=== Data shown ===
:::::
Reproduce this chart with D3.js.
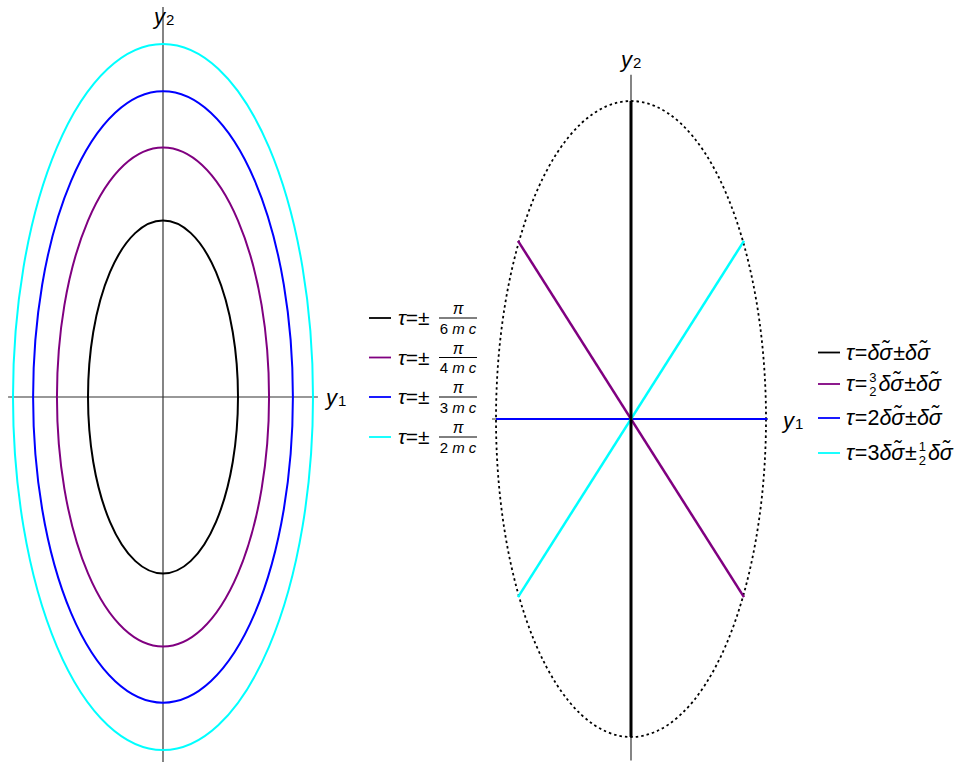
<!DOCTYPE html>
<html>
<head>
<meta charset="utf-8">
<script src="https://cdn.jsdelivr.net/npm/d3@7"></script>
<style>
  html, body { margin: 0; padding: 0; background: #fff; }
  svg { display: block; font-family: "Liberation Sans", Arial, sans-serif; }
</style>
</head>
<body>
<svg id="chart" width="964" height="762"></svg>
<script>
// ---------- data ----------
const leftColors = ["#000000", "#800080", "#0000ff", "#00ffff"];
const leftDenoms = ["6", "4", "3", "2"];
// relative ellipse size for tau = ±pi/(k m c)
const leftRadii = [0.5, 0.707, 0.866, 1.0];
const ellipseRatio = 2.353;   // y2 semi-axis / y1 semi-axis

const rightColors = ["#000000", "#800080", "#0000ff", "#00ffff"];
// segment endpoints (y1, y2) on the dotted ellipse
const rightSegStart = [[0, -2.356], [-0.837, 1.32], [-1.0, 0], [-0.837, -1.32]];
const rightSegEnd   = [[0, 2.356], [0.837, -1.32], [1.01, 0], [0.837, 1.32]];
const rightWidths = [3, 2.5, 2, 2.5];
// legend pieces: strings are main text, arrays are small fractions [num, den]
const DS = "δσ̃";
const rightLegend = [
  ["τ", "=", DS, "±", DS],
  ["τ", "=", ["3", "2"], DS, "±", DS],
  ["τ", "=", "2", DS, "±", DS],
  ["τ", "=", "3", DS, "±", ["1", "2"], DS]
];

const svg = d3.select("#chart");

// ---------- left panel ----------
const xL = d3.scaleLinear().domain([-1, 1]).range([13, 313]);
const yL = d3.scaleLinear().domain([-ellipseRatio, ellipseRatio]).range([750, 44]);

const gL = svg.append("g");
gL.append("line").attr("x1", xL(-1.033)).attr("x2", xL(1.033))
  .attr("y1", yL(0)).attr("y2", yL(0)).attr("stroke", "#333").attr("stroke-width", 1.2);
gL.append("line").attr("x1", xL(0)).attr("x2", xL(0))
  .attr("y1", yL(-2.46)).attr("y2", yL(2.6)).attr("stroke", "#333").attr("stroke-width", 1.2);

gL.selectAll("ellipse.e").data(leftRadii).join("ellipse")
  .attr("class", "e")
  .attr("cx", xL(0)).attr("cy", yL(0))
  .attr("rx", d => xL(d) - xL(0))
  .attr("ry", d => yL(0) - yL(d * ellipseRatio))
  .attr("fill", "none")
  .attr("stroke", (d, i) => leftColors[i])
  .attr("stroke-width", 2);

function axisLabel(g, x, y, sub) {
  const t = g.append("text").attr("x", x).attr("y", y)
    .attr("font-size", 22).attr("fill", "#000");
  t.append("tspan").attr("font-style", "italic").text("y");
  t.append("tspan").attr("font-size", 15).attr("dx", 1).attr("dy", 1).text(sub);
}
axisLabel(gL, 154, 24, "2");
axisLabel(gL, 326, 405, "1");

// left legend
const legL = svg.append("g");
const legLY = [318, 357.5, 397, 437];
leftColors.forEach((c, i) => {
  const y = legLY[i];
  legL.append("line").attr("x1", 369).attr("x2", 391).attr("y1", y).attr("y2", y)
    .attr("stroke", c).attr("stroke-width", 1.8);
  const t = legL.append("text").attr("x", 398).attr("y", y + 7).attr("font-size", 21);
  t.append("tspan").attr("font-style", "italic").text("τ");
  t.append("tspan").text("=±");
  legL.append("line").attr("x1", 439).attr("x2", 477).attr("y1", y).attr("y2", y)
    .attr("stroke", "#000").attr("stroke-width", 1);
  legL.append("text").attr("x", 458).attr("y", y - 4).attr("font-size", 16)
    .attr("text-anchor", "middle").attr("font-style", "italic").text("π");
  legL.append("text").attr("x", 458).attr("y", y + 15.5).attr("font-size", 15)
    .attr("text-anchor", "middle")
    .html(leftDenoms[i] + ' <tspan font-style="italic">m c</tspan>');
});

// ---------- right panel ----------
const xR = d3.scaleLinear().domain([-1, 1]).range([496, 766]);
const yR = d3.scaleLinear().domain([-2.356, 2.356]).range([737, 101]);
const gR = svg.append("g");

gR.append("line").attr("x1", xR(-1.03)).attr("x2", xR(1.015))
  .attr("y1", yR(0)).attr("y2", yR(0)).attr("stroke", "#333").attr("stroke-width", 1.2);
gR.append("line").attr("x1", xR(0)).attr("x2", xR(0))
  .attr("y1", yR(-2.53)).attr("y2", yR(2.55)).attr("stroke", "#333").attr("stroke-width", 1.2);

gR.append("ellipse")
  .attr("cx", xR(0)).attr("cy", yR(0))
  .attr("rx", xR(1) - xR(0)).attr("ry", yR(0) - yR(2.356))
  .attr("fill", "none").attr("stroke", "#000").attr("stroke-width", 1.8)
  .attr("stroke-dasharray", "2.5,3");

const order = [2, 1, 3, 0];
order.forEach(i => {
  gR.append("line")
    .attr("x1", xR(rightSegStart[i][0])).attr("y1", yR(rightSegStart[i][1]))
    .attr("x2", xR(rightSegEnd[i][0])).attr("y2", yR(rightSegEnd[i][1]))
    .attr("stroke", rightColors[i]).attr("stroke-width", rightWidths[i]);
});

axisLabel(gR, 621, 67, "2");
axisLabel(gR, 783, 428, "1");

// right legend
const legR = svg.append("g");
const legRY = [352.5, 384, 418, 453];
rightColors.forEach((c, i) => {
  const y = legRY[i];
  legR.append("line").attr("x1", 818).attr("x2", 840).attr("y1", y).attr("y2", y)
    .attr("stroke", c).attr("stroke-width", 1.8);
  let x = 846;
  rightLegend[i].forEach(p => {
    if (Array.isArray(p)) {
      legR.append("text").attr("x", x + 5.5).attr("y", y - 2).attr("font-size", 13)
        .attr("text-anchor", "middle").text(p[0]);
      legR.append("text").attr("x", x + 5.5).attr("y", y + 12).attr("font-size", 13)
        .attr("text-anchor", "middle").text(p[1]);
      x += 11;
    } else {
      const italic = (p === "τ" || p === DS);
      const t = legR.append("text").attr("x", x).attr("y", y + 7).attr("font-size", 21.5)
        .attr("font-style", italic ? "italic" : "normal").text(p);
      x += t.node().getComputedTextLength() + (italic ? 0.8 : 0);
    }
  });
});
</script>
</body>
</html>
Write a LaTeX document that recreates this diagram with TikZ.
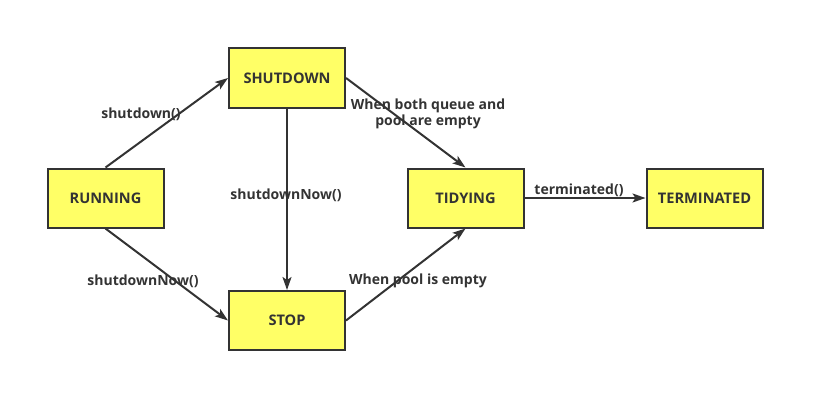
\documentclass[tikz,border=0pt]{standalone}
\usepackage{fontspec}
\setmainfont{Open Sans}
\usetikzlibrary{arrows.meta}
\definecolor{boxfill}{RGB}{255,255,102}
\definecolor{ink}{RGB}{51,51,51}
\begin{document}
\begin{tikzpicture}[x=1pt,y=-1pt,
  state/.style={draw=ink,line width=2pt,fill=boxfill,minimum width=116pt,minimum height=59pt,inner sep=0pt,font=\fontsize{14.6}{16}\selectfont\bfseries,text=ink},
  conn/.style={draw=ink,line width=2pt,-{Stealth[length=13pt,width=9pt,inset=3pt]}},
  lbl/.style={font=\fontsize{14}{16.5}\selectfont\bfseries,text=ink,inner sep=0pt,align=center}]
\useasboundingbox (0,0) rectangle (826,412);
\node[state] (run) at (105.5,198) {RUNNING};
\node[state] (shut) at (287,78) {SHUTDOWN};
\node[state] (stop) at (287,320.5) {STOP};
\node[state] (tidy) at (465.5,198) {TIDYING};
\node[state] (term) at (704.5,198) {TERMINATED};
\draw[conn] (run.north) -- (shut.west);
\draw[conn] (run.south) -- (stop.west);
\draw[conn] (shut.south) -- (stop.north);
\draw[conn] (shut.east) -- (tidy.north);
\draw[conn] (stop.east) -- (tidy.south);
\draw[conn] (tidy.east) -- (term.west);
\node[lbl] (l1) at (141,114) {shutdown()};
\node[lbl] (l2) at (286,195) {shutdownNow()};
\node[lbl] (l3) at (143,281) {shutdownNow()};
\node[lbl] (l4) at (428,114) {When both queue and\\pool are empty};
\node[lbl] (l5) at (418,281) {When pool is empty};
\node[lbl] (l6) at (579,190) {terminated()};
\end{tikzpicture}
\end{document}
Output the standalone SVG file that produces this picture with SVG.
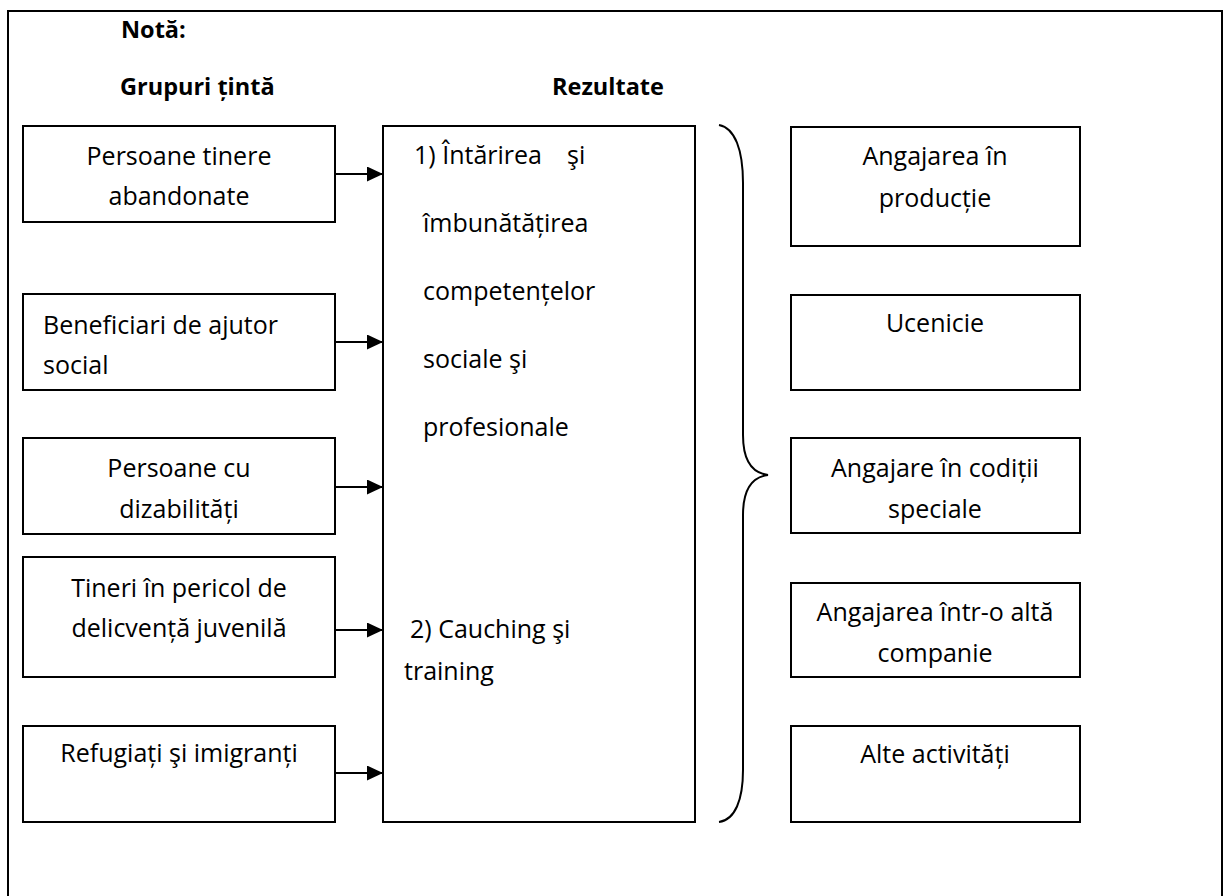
<svg xmlns="http://www.w3.org/2000/svg" width="1231" height="896" viewBox="0 0 1231 896">
<defs>
<style>
.box{fill:#fff;stroke:#000;stroke-width:2}
.t{font-family:"Open Sans","Noto Sans","Liberation Sans",sans-serif;font-size:25px;fill:#000}
.c{text-anchor:middle}
.h{font-family:"Open Sans","Noto Sans","Liberation Sans",sans-serif;font-size:23.5px;font-weight:bold;fill:#000}
.conn{stroke:#000;stroke-width:2;fill:none}
</style>
<marker id="arr" viewBox="0 0 16 15" refX="16" refY="7.5" markerWidth="16" markerHeight="15" markerUnits="userSpaceOnUse" orient="auto">
<path d="M0,0 L16,7.5 L0,15 Z" fill="#000"/>
</marker>
</defs>
<rect width="1231" height="896" fill="#fff"/>
<path d="M8,896 V11 H1222 V896" fill="none" stroke="#000" stroke-width="2"/>
<g id="headings">
<text class="h" x="121" y="38">Notă:</text>
<text class="h" x="120" y="95">Grupuri țintă</text>
<text class="h" x="552" y="95">Rezultate</text>
</g>
<g id="g1"><rect class="box" x="23" y="126" width="312" height="96"/>
<text class="t c" x="179" y="165">Persoane tinere</text><text class="t c" x="179" y="205">abandonate</text></g>
<g id="g2"><rect class="box" x="23" y="294" width="312" height="96"/>
<text class="t" x="43" y="334">Beneficiari de ajutor</text><text class="t" x="43" y="374">social</text></g>
<g id="g3"><rect class="box" x="23" y="438" width="312" height="96"/>
<text class="t c" x="179" y="477">Persoane cu</text><text class="t c" x="179" y="518">dizabilități</text></g>
<g id="g4"><rect class="box" x="23" y="557" width="312" height="120"/>
<text class="t c" x="179" y="597">Tineri în pericol de</text><text class="t c" x="179" y="637">delicvență juvenilă</text></g>
<g id="g5"><rect class="box" x="23" y="726" width="312" height="96"/>
<text class="t c" x="179" y="762">Refugiați şi imigranți</text></g>
<g id="results"><rect class="box" x="383" y="126" width="312" height="696"/>
<text class="t" x="414" y="164">1) Întărirea</text><text class="t" x="567" y="164">şi</text>
<text class="t" x="423" y="232">îmbunătățirea</text>
<text class="t" x="423" y="300">competențelor</text>
<text class="t" x="423" y="368">sociale şi</text>
<text class="t" x="423" y="436">profesionale</text>
<text class="t" x="410" y="638">2) Cauching şi</text>
<text class="t" x="404" y="680">training</text></g>
<g id="r1"><rect class="box" x="791" y="127" width="289" height="119"/>
<text class="t c" x="935" y="165">Angajarea în</text><text class="t c" x="935" y="207">producție</text></g>
<g id="r2"><rect class="box" x="791" y="295" width="289" height="95"/>
<text class="t c" x="935" y="332">Ucenicie</text></g>
<g id="r3"><rect class="box" x="791" y="438" width="289" height="95"/>
<text class="t c" x="935" y="477">Angajare în codiții</text><text class="t c" x="935" y="518">speciale</text></g>
<g id="r4"><rect class="box" x="791" y="583" width="289" height="94"/>
<text class="t c" x="935" y="621">Angajarea într-o altă</text><text class="t c" x="935" y="662">companie</text></g>
<g id="r5"><rect class="box" x="791" y="726" width="289" height="96"/>
<text class="t c" x="935" y="763">Alte activități</text></g>
<g id="connectors">
<line class="conn" x1="335" y1="174" x2="383" y2="174" marker-end="url(#arr)"/>
<line class="conn" x1="335" y1="342" x2="383" y2="342" marker-end="url(#arr)"/>
<line class="conn" x1="335" y1="487" x2="383" y2="487" marker-end="url(#arr)"/>
<line class="conn" x1="335" y1="630" x2="383" y2="630" marker-end="url(#arr)"/>
<line class="conn" x1="335" y1="773" x2="383" y2="773" marker-end="url(#arr)"/>
<path class="conn" stroke-width="1.6" d="M719,125 C735,128 743,150 743,183 L743,435 C743,460 752,473 768,475 C752,477 743,490 743,515 L743,770 C743,800 735,820 719,822"/>
</g>
</svg>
:::::
=== Problem to work on ===
Count how many lines above contain the word "standalone". Reply with the number alone.

=== Exercise answer ===
2